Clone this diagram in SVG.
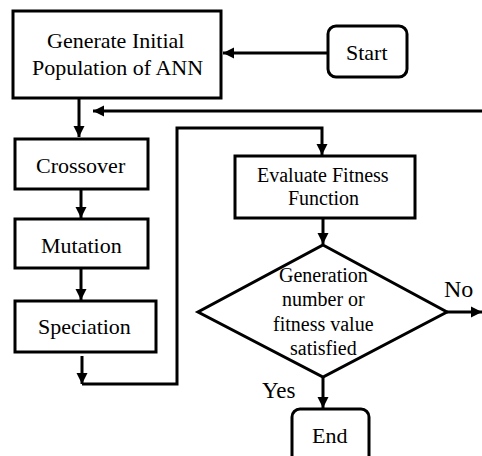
<svg xmlns="http://www.w3.org/2000/svg" width="482" height="456" viewBox="0 0 482 456">
<defs>
<marker id="ah" markerUnits="userSpaceOnUse" markerWidth="12" markerHeight="12" refX="11" refY="6" orient="auto">
<path d="M0,0.5 L11,6 L0,11.5 z" fill="#000"/>
</marker>
</defs>
<rect width="482" height="456" fill="#fff"/>
<g id="connectors" fill="none" stroke="#000" stroke-width="3">
<path d="M327,53 H223" marker-end="url(#ah)"/>
<path d="M79,98 V137" marker-end="url(#ah)"/>
<path d="M482,111 H93" marker-end="url(#ah)"/>
<path d="M81,189 V218" marker-end="url(#ah)"/>
<path d="M81,268 V300" marker-end="url(#ah)"/>
<path d="M82,356 V384" marker-end="url(#ah)"/>
<path d="M82,384 H177 V128 H322 V155" marker-end="url(#ah)"/>
<path d="M323,218 V244" marker-end="url(#ah)"/>
<path d="M447,312 H482" marker-end="url(#ah)"/>
<path d="M323,377 V408" marker-end="url(#ah)"/>
</g>
<g id="generate">
<rect x="13" y="11" width="208" height="87" fill="#fff" stroke="#000" stroke-width="3"/>
<text x="47" y="48" font-size="22" font-family="Liberation Serif">Generate Initial</text>
<text x="32" y="75" font-size="22" font-family="Liberation Serif">Population of ANN</text>
</g>
<g id="start">
<rect x="328" y="26" width="79" height="51" rx="8" fill="#fff" stroke="#000" stroke-width="3"/>
<text x="346" y="60" font-size="22" font-family="Liberation Serif">Start</text>
</g>
<g id="crossover">
<rect x="15" y="139" width="133" height="50" fill="#fff" stroke="#000" stroke-width="3"/>
<text x="36" y="173" font-size="22" font-family="Liberation Serif">Crossover</text>
</g>
<g id="mutation">
<rect x="15" y="219" width="133" height="49" fill="#fff" stroke="#000" stroke-width="3"/>
<text x="41" y="253" font-size="22" font-family="Liberation Serif">Mutation</text>
</g>
<g id="speciation">
<rect x="15" y="301" width="141" height="51" fill="#fff" stroke="#000" stroke-width="3"/>
<text x="38" y="334" font-size="22" font-family="Liberation Serif">Speciation</text>
</g>
<g id="evaluate">
<rect x="235" y="156" width="180" height="62" fill="#fff" stroke="#000" stroke-width="3"/>
<text x="257" y="182" font-size="20" font-family="Liberation Serif">Evaluate Fitness</text>
<text x="288" y="205" font-size="20" font-family="Liberation Serif">Function</text>
</g>
<g id="decision">
<path d="M323,245 L447,312 L323,377 L198,312 z" fill="#fff" stroke="#000" stroke-width="3"/>
<text x="279" y="282" font-size="20" font-family="Liberation Serif">Generation</text>
<text x="282" y="306" font-size="20" font-family="Liberation Serif">number or</text>
<text x="273" y="331" font-size="20" font-family="Liberation Serif">fitness value</text>
<text x="290" y="355" font-size="20" font-family="Liberation Serif">satisfied</text>
</g>
<g id="labels">
<text x="444" y="297" font-size="24" font-family="Liberation Serif">No</text>
<text x="262" y="398" font-size="23" font-family="Liberation Serif">Yes</text>
</g>
<g id="end">
<rect x="292" y="409" width="77" height="60" rx="8" fill="#fff" stroke="#000" stroke-width="3"/>
<text x="312" y="443" font-size="22" font-family="Liberation Serif">End</text>
</g>
</svg>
##########
#### [TASK PROMPT]
Every line of the data should be copied as it stands, without the images.

#### [RESULT OF THE TASK]
Clone this diagram in SVG.
<svg xmlns="http://www.w3.org/2000/svg" width="482" height="456" viewBox="0 0 482 456">
<defs>
<marker id="ah" markerUnits="userSpaceOnUse" markerWidth="12" markerHeight="12" refX="11" refY="6" orient="auto">
<path d="M0,0.5 L11,6 L0,11.5 z" fill="#000"/>
</marker>
</defs>
<rect width="482" height="456" fill="#fff"/>
<g id="connectors" fill="none" stroke="#000" stroke-width="3">
<path d="M327,53 H223" marker-end="url(#ah)"/>
<path d="M79,98 V137" marker-end="url(#ah)"/>
<path d="M482,111 H93" marker-end="url(#ah)"/>
<path d="M81,189 V218" marker-end="url(#ah)"/>
<path d="M81,268 V300" marker-end="url(#ah)"/>
<path d="M82,356 V384" marker-end="url(#ah)"/>
<path d="M82,384 H177 V128 H322 V155" marker-end="url(#ah)"/>
<path d="M323,218 V244" marker-end="url(#ah)"/>
<path d="M447,312 H482" marker-end="url(#ah)"/>
<path d="M323,377 V408" marker-end="url(#ah)"/>
</g>
<g id="generate">
<rect x="13" y="11" width="208" height="87" fill="#fff" stroke="#000" stroke-width="3"/>
<text x="47" y="48" font-size="22" font-family="Liberation Serif">Generate Initial</text>
<text x="32" y="75" font-size="22" font-family="Liberation Serif">Population of ANN</text>
</g>
<g id="start">
<rect x="328" y="26" width="79" height="51" rx="8" fill="#fff" stroke="#000" stroke-width="3"/>
<text x="346" y="60" font-size="22" font-family="Liberation Serif">Start</text>
</g>
<g id="crossover">
<rect x="15" y="139" width="133" height="50" fill="#fff" stroke="#000" stroke-width="3"/>
<text x="36" y="173" font-size="22" font-family="Liberation Serif">Crossover</text>
</g>
<g id="mutation">
<rect x="15" y="219" width="133" height="49" fill="#fff" stroke="#000" stroke-width="3"/>
<text x="41" y="253" font-size="22" font-family="Liberation Serif">Mutation</text>
</g>
<g id="speciation">
<rect x="15" y="301" width="141" height="51" fill="#fff" stroke="#000" stroke-width="3"/>
<text x="38" y="334" font-size="22" font-family="Liberation Serif">Speciation</text>
</g>
<g id="evaluate">
<rect x="235" y="156" width="180" height="62" fill="#fff" stroke="#000" stroke-width="3"/>
<text x="257" y="182" font-size="20" font-family="Liberation Serif">Evaluate Fitness</text>
<text x="288" y="205" font-size="20" font-family="Liberation Serif">Function</text>
</g>
<g id="decision">
<path d="M323,245 L447,312 L323,377 L198,312 z" fill="#fff" stroke="#000" stroke-width="3"/>
<text x="279" y="282" font-size="20" font-family="Liberation Serif">Generation</text>
<text x="282" y="306" font-size="20" font-family="Liberation Serif">number or</text>
<text x="273" y="331" font-size="20" font-family="Liberation Serif">fitness value</text>
<text x="290" y="355" font-size="20" font-family="Liberation Serif">satisfied</text>
</g>
<g id="labels">
<text x="444" y="297" font-size="24" font-family="Liberation Serif">No</text>
<text x="262" y="398" font-size="23" font-family="Liberation Serif">Yes</text>
</g>
<g id="end">
<rect x="292" y="409" width="77" height="60" rx="8" fill="#fff" stroke="#000" stroke-width="3"/>
<text x="312" y="443" font-size="22" font-family="Liberation Serif">End</text>
</g>
</svg>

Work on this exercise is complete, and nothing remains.